1.An Assumed Law of Statistical Evidence (law of likelihood)
Nearly all critical discussions of frequentist error statistical inference (significance tests, confidence intervals, p- values, power, etc.) start with the following general assumption about the nature of inductive evidence or support:
Data x are better evidence for hypothesis H1 than for H0 if x are more probable under H1 than under H0.
Ian Hacking (1965) called this the logic of support: x supports hypotheses H1 more than H0 if H1 is more likely, given x than is H0:
Pr(x; H1) > Pr(x; H0).
[With likelihoods, the data x are fixed, the hypotheses vary.]*
Or,
x is evidence for H1 over H0 if the likelihood ratio LR (H1 over H0 ) is greater than 1.
It is given in other ways besides, but it’s the same general idea. (Some will take the LR as actually quantifying the support, others leave it qualitative.)
In terms of rejection:
“An hypothesis should be rejected if and only if there is some rival hypothesis much better supported [i.e., much more likely] than it is.” (Hacking 1965, 89)
2. Barnard (British Journal of Philosophy of Science )
But this “law” will immediately be seen to fail on our minimal severity requirement. Hunting for an impressive fit, or trying and trying again, it’s easy to find a rival hypothesis H1 much better “supported” than H0 even when H0 is true. Or, as Barnard (1972) puts it, “there always is such a rival hypothesis, viz. that things just had to turn out the way they actually did” (1972 p. 129). H0: the coin is fair, gets a small likelihood (.5)k given k tosses of a coin, while H1: the probability of heads is 1 just on those tosses that yield a head, renders the sequence of k outcomes maximally likely. This is an example of Barnard’s “things just had to turn out as they did”. Or, to use an example with P-values: a statistically significant difference, being improbable under the null H0 , will afford high likelihood to any number of explanations that fit the data well.

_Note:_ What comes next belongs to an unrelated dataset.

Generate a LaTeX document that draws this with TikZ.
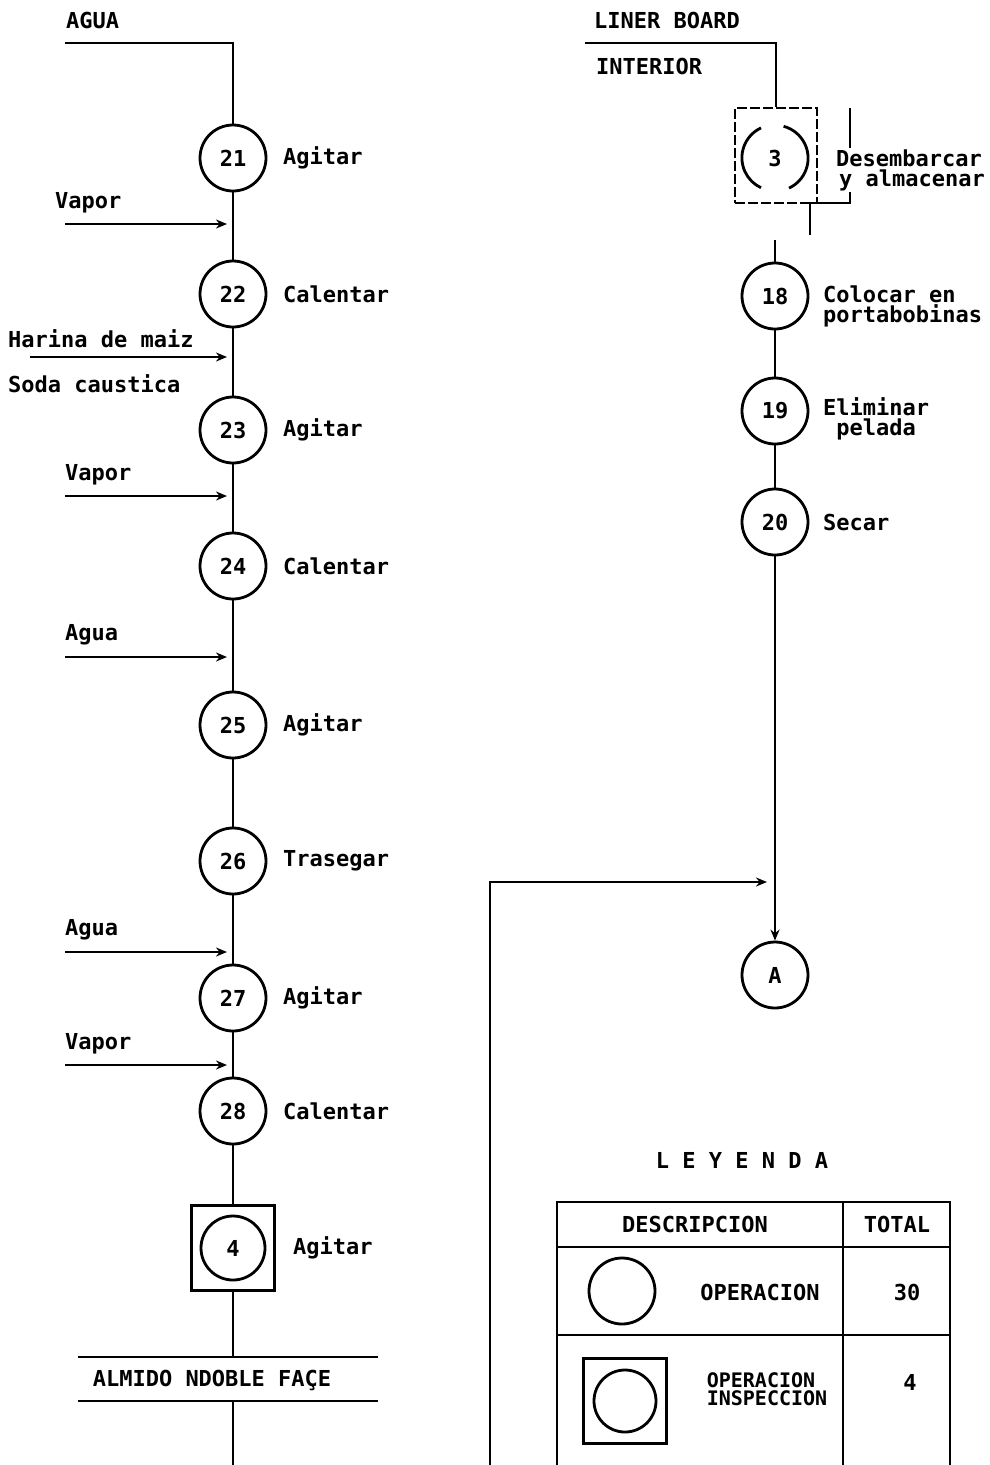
\documentclass[tikz,border=0pt]{standalone}
\usepackage{fontspec}
\setmainfont{DejaVu Sans Mono}
\usetikzlibrary{arrows.meta}
\newcommand{\dmfont}{\fontsize{22}{20}\selectfont\bfseries}
\begin{document}
\begin{tikzpicture}[x=1pt,y=-1pt,
  every node/.style={font=\dmfont},
  op/.style={circle,draw,line width=2.8pt,minimum size=66pt,inner sep=0pt},
  opbox/.style={rectangle,draw,line width=2.2pt,minimum width=83pt,minimum height=85pt,inner sep=0pt},
  lbl/.style={anchor=west,align=left,inner sep=0pt},
  ln/.style={line width=2.3pt},
  tbl/.style={line width=2pt},
  arr/.style={ln,-{Stealth[length=11pt,width=9pt]}}]
\useasboundingbox (0,0) rectangle (990,1465);
\fill[white] (0,0) rectangle (990,1465);

% ---------------- left column ----------------
\node[lbl] (tagua) at (66,20) {AGUA};
\coordinate (aguaS) at (65,43);

\node[op] (c21) at (233,158) {21};
\node[lbl] (l21) at (283,158) {Agitar};
\node[op] (c22) at (233,294) {22};
\node[lbl] (l22) at (283,294) {Calentar};
\node[op] (c23) at (233,430) {23};
\node[lbl] (l23) at (283,430) {Agitar};
\node[op] (c24) at (233,566) {24};
\node[lbl] (l24) at (283,566) {Calentar};
\node[op] (c25) at (233,725) {25};
\node[lbl] (l25) at (283,725) {Agitar};
\node[op] (c26) at (233,861) {26};
\node[lbl] (l26) at (283,861) {Trasegar};
\node[op] (c27) at (233,998) {27};
\node[lbl] (l27) at (283,998) {Agitar};
\node[op] (c28) at (233,1111) {28};
\node[lbl] (l28) at (283,1111) {Calentar};
\node[opbox] (b4) at (233,1248) {};
\node[op,minimum size=64pt] (c4) at (233,1248) {4};
\node[lbl] (l4) at (293,1248) {Agitar};

\draw[ln] (aguaS) -| (c21.north);
\draw[ln] (c21) -- (c22);
\draw[ln] (c22) -- (c23);
\draw[ln] (c23) -- (c24);
\draw[ln] (c24) -- (c25);
\draw[ln] (c25) -- (c26);
\draw[ln] (c26) -- (c27);
\draw[ln] (c27) -- (c28);
\draw[ln] (c28) -- (b4);

% inputs
\node[lbl] (tv1) at (55,203) {Vapor};
\coordinate (v1s) at (65,224); \coordinate (v1e) at (227,224);
\draw[arr] (v1s) -- (v1e);
\node[lbl] (th) at (8,339) {Harina de maiz};
\node[lbl] (ts) at (8,384) {Soda caustica};
\coordinate (hs) at (30,357); \coordinate (he) at (227,357);
\draw[arr] (hs) -- (he);
\node[lbl] (tv2) at (65,475) {Vapor};
\coordinate (v2s) at (65,496); \coordinate (v2e) at (227,496);
\draw[arr] (v2s) -- (v2e);
\node[lbl] (ta2) at (65,635) {Agua};
\coordinate (a2s) at (65,657); \coordinate (a2e) at (227,657);
\draw[arr] (a2s) -- (a2e);
\node[lbl] (ta3) at (65,930) {Agua};
\coordinate (a3s) at (65,952); \coordinate (a3e) at (227,952);
\draw[arr] (a3s) -- (a3e);
\node[lbl] (tv3) at (65,1044) {Vapor};
\coordinate (v3s) at (65,1065); \coordinate (v3e) at (227,1065);
\draw[arr] (v3s) -- (v3e);

% almidon
\coordinate (alT) at (233,1357);
\coordinate (alB) at (233,1401);
\coordinate (alTL) at (78,1357); \coordinate (alTR) at (378,1357);
\coordinate (alBL) at (78,1401); \coordinate (alBR) at (378,1401);
\draw[ln] (b4) -- (alT);
\draw[tbl] (alTL) -- (alTR);
\draw[tbl] (alBL) -- (alBR);
\node (tal) at (212,1380) {ALMIDO NDOBLE FAÇE};
\coordinate (lbot) at (233,1465);
\draw[ln] (alB) -- (lbot);

% ---------------- right column ----------------
\node[lbl] (tlb) at (594,20) {LINER BOARD};
\node[lbl] (tint) at (596,66) {INTERIOR};
\coordinate (lbS) at (585,43);
\node[rectangle,draw,line width=2pt,dash pattern=on 10pt off 3pt,minimum width=82pt,minimum height=95pt,inner sep=0pt] (b3) at (776,155.5) {};
\draw[ln] (lbS) -| (b3.north);
\node[circle,minimum size=66pt,inner sep=0pt] (c3) at (775,158) {3};
\draw[line width=2.8pt] (c3.115) arc[start angle=115,end angle=245,radius=33pt];
\draw[line width=2.8pt] (c3.-65) arc[start angle=-65,end angle=75,radius=33pt];
\coordinate (k1) at (850,108); \coordinate (k2) at (850,203);
\coordinate (k3) at (810,203); \coordinate (k4) at (810,235);
\draw[tbl] (k1) -- (k2) -- (k3) -- (k4);
\node[lbl,fill=white,inner sep=1pt] (l3) at (835,170) {Desembarcar\\\hspace{3pt}y almacenar};

\node[op] (c18) at (775,296) {18};
\node[lbl] (l18) at (823,306) {Colocar en\\portabobinas};
\node[op] (c19) at (775,411) {19};
\node[lbl] (l19) at (823,419) {Eliminar\\~pelada};
\node[op] (c20) at (775,522) {20};
\node[lbl] (l20) at (823,522) {Secar};
\node[op] (cA) at (775,975) {A};

\coordinate (r1) at (775,240);
\draw[ln] (r1) -- (c18);
\draw[ln] (c18) -- (c19);
\draw[ln] (c19) -- (c20);
\draw[arr] (c20) -- (cA);

\coordinate (hb) at (490,1465);
\coordinate (hc) at (490,882);
\coordinate (hr) at (767,882);
\draw[arr] (hb) -- (hc) -- (hr);

% ---------------- legend ----------------
\node[font=\fontsize{22}{22}\selectfont\bfseries] (tley) at (742,1160) {L E Y E N D A};
\coordinate (tTL) at (557,1202); \coordinate (tTR) at (950,1202);
\coordinate (tH1) at (557,1247); \coordinate (tH2) at (950,1247);
\coordinate (tR1) at (557,1335); \coordinate (tR2) at (950,1335);
\coordinate (tBL) at (557,1465); \coordinate (tBR) at (950,1465);
\coordinate (tDT) at (843,1202); \coordinate (tDB) at (843,1465);
\draw[tbl] (tBL) -- (tTL) -- (tTR) -- (tBR);
\draw[tbl] (tH1) -- (tH2);
\draw[tbl] (tR1) -- (tR2);
\draw[tbl] (tDT) -- (tDB);
\node (hd1) at (695,1224) {DESCRIPCION};
\node (hd2) at (897,1224) {TOTAL};
\node[op] (lg1) at (622,1291) {};
\node (lt1) at (760,1292) {OPERACION};
\node (lv1) at (907,1292) {30};
\node[opbox] (lgb) at (625,1401) {};
\node[op,minimum size=62pt] (lg2) at (625,1401) {};
\node[align=left,font=\fontsize{20}{18}\selectfont\bfseries,inner sep=0pt] (lt2) at (767,1389) {OPERACION\\INSPECCION};
\node (lv2) at (910,1382) {4};
\end{tikzpicture}
\end{document}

3.Breaking the law (of likelihood) by going to the “second,” error statistical level:
How does it fail our severity requirement? First look at what the frequentist error statistician must always do to critique an inference: she must consider the capability of the inference method that purports to provide evidence for a claim. She goes to a higher level or metalevel, as it were. In this case, the likelihood ratio plays the role of the needed statistic d(X). To put it informally, she asks:
What’s the probability the method would yield an LR disfavoring H0 compared to some alternative H1 even if H0 is true?